January 24, 2022
VIA EDGAR
Christina DiAngelo Fettig
Alex Bradford
Catalina Jaime
Division of Investment Management, Disclosure Review Office
U.S. Securities and Exchange Commission
100 F Street, NE
Washington, D.C. 20549
Re: SCP Private Credit Income BDC LLC (File No. 814-01294)
Dear Mses. Fettig and Jaime and Mr. Bradford:
On behalf of SCP Private Credit Income BDC LLC (the “Company”), set forth below are the Company’s responses to the oral comments provided by the staff of the Division of Investment Management (the “Staff”) of the Securities and Exchange Commission to the Company on September 1, 2021, November 9, 2021 and January 4, 2022 with respect to your review, pursuant to the Sarbanes-Oxley Act of 2002, of the Company’s annual report on Form 10-K for the year ended December 31, 2018 (the “2018 10-K”), the Company’s quarterly report on Form 10-Q for the quarter ended September 30, 2018 (the “Q3 2018 10-Q”) and the Company’s annual report on Form 10-K for the year ended December 31, 2020 (the “2020 10-K”). The Staff’s comments are set forth below and are followed by the Company’s responses.
| 1. | Please explain why the 2018 10-K was filed without audited financial statements.
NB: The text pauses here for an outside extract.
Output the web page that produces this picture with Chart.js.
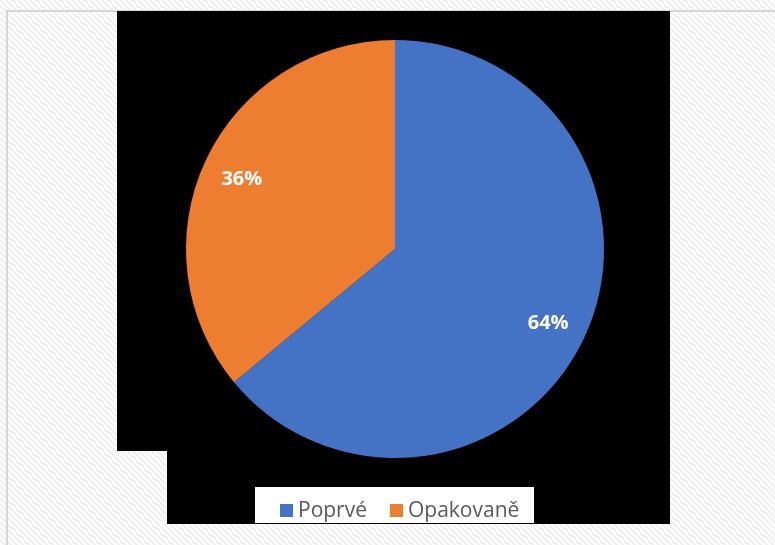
<!DOCTYPE html>
<html>
<head>
<meta charset="utf-8">
<script src="https://cdn.jsdelivr.net/npm/chart.js@4/dist/chart.umd.min.js"></script>
<style>
    html, body { margin: 0; padding: 0; background: #fff; }
    #wrap { position: absolute; left: 0; top: 0; width: 775px; height: 545px; }
</style>
</head>
<body>
<div id="wrap"><canvas id="pieChart" width="775" height="545"></canvas></div>
<script>
const categories = ['Poprvé', 'Opakovaně'];
const shares = [64, 36];
const sliceColors = ['#4472C4', '#ED7D31'];

// hatched sheet, black backdrop with a notch, and the white legend strip
const backdrop = {
    id: 'backdrop',
    beforeDraw(chart) {
        const c = chart.ctx;
        const tile = document.createElement('canvas');
        tile.width = 6; tile.height = 6;
        const t = tile.getContext('2d');
        t.fillStyle = '#ffffff';
        t.fillRect(0, 0, 6, 6);
        t.strokeStyle = '#efefef';
        t.lineWidth = 2;
        t.beginPath();
        t.moveTo(-1, -1); t.lineTo(7, 7);
        t.moveTo(-7, -1); t.lineTo(1, 7);
        t.moveTo(5, -1); t.lineTo(13, 7);
        t.stroke();
        c.save();
        c.fillStyle = c.createPattern(tile, 'repeat');
        c.fillRect(0, 0, chart.width, chart.height);

        c.strokeStyle = '#d6d6d6';
        c.lineWidth = 2;
        c.beginPath();
        c.moveTo(7, chart.height);
        c.lineTo(7, 11);
        c.lineTo(chart.width, 11);
        c.stroke();

        c.fillStyle = '#000000';
        c.beginPath();
        c.moveTo(117, 11);
        c.lineTo(670, 11);
        c.lineTo(670, 524);
        c.lineTo(167, 524);
        c.lineTo(167, 451);
        c.lineTo(117, 451);
        c.closePath();
        c.fill();

        c.fillStyle = '#ffffff';
        c.fillRect(255, 487, 279, 36);
        c.restore();
    }
};

// percent labels inside the slices and the legend row
const labels = {
    id: 'labels',
    afterDatasetsDraw(chart) {
        const c = chart.ctx;
        const ds = chart.data.datasets[0];
        const total = ds.data.reduce((a, b) => a + b, 0);
        c.save();
        c.font = 'bold 20px "Open Sans", sans-serif';
        c.fillStyle = '#ffffff';
        c.textAlign = 'center';
        c.textBaseline = 'middle';
        chart.getDatasetMeta(0).data.forEach((arc, i) => {
            const p = arc.getProps(['x', 'y', 'startAngle', 'endAngle', 'outerRadius'], true);
            const mid = (p.startAngle + p.endAngle) / 2;
            const r = p.outerRadius * 0.81;
            const pct = Math.round(ds.data[i] / total * 100) + '%';
            c.fillText(pct, p.x + Math.cos(mid) * r, p.y + Math.sin(mid) * r + 2);
        });

        c.font = '21px "Open Sans", sans-serif';
        c.textAlign = 'left';
        c.textBaseline = 'middle';
        let x = 280;
        const y = 511;
        chart.data.labels.forEach((name, i) => {
            c.fillStyle = ds.backgroundColor[i];
            c.fillRect(x, y - 7, 13, 13);
            c.fillStyle = '#595959';
            c.fillText(name, x + 18, y);
            x += 18 + c.measureText(name).width + 23;
        });
        c.restore();
    }
};

const ctx = document.getElementById('pieChart').getContext('2d');
new Chart(ctx, {
    type: 'pie',
    data: {
        labels: categories,
        datasets: [{
            data: shares,
            backgroundColor: sliceColors,
            borderWidth: 0
        }]
    },
    options: {
        responsive: false,
        animation: false,
        layout: { padding: { left: 186, right: 171, top: 40, bottom: 87 } },
        plugins: {
            legend: { display: false },
            tooltip: { enabled: false }
        }
    },
    plugins: [backdrop, labels]
});
</script>
</body>
</html>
See Item 8 of Form 10-K, Article 3 of Regulation S-X and Division of Investment Management Dear CFO Item 2020-01. |
Response: The Company advises the Staff on a supplemental basis that it was not required to include audited financial statements in the 2018 10-K because the Company qualified as an “inactive entity,” as defined in Rule 3-11 of Regulation S-X, during the period of 2018 in which it was registered under the Securities Exchange Act of 1934, as amended (the “Exchange Act”). The Company became a reporting company under the Exchange Act when its registration statement on Form 10 (the “Form 10”) became effective on August 28, 2018. The Company also advises the Staff on a supplemental basis that prior to filing the 2018 10-K, the Company consulted with its independent registered public accounting firm, discussed with its sole institutional unitholder, and then reviewed and discussed the facts with the Company’s counsel before determining that an audit of the financial statements included in the 2018 10-K was not required. Accordingly, from the date of effectiveness of its Form 10 through December 31, 2018, the Company believes that it complied with each requirement of Rule 3-11, as described in more detail below. However, the Company acknowledges that the Staff disagrees with the Company’s analysis with respect to Rule 3-11.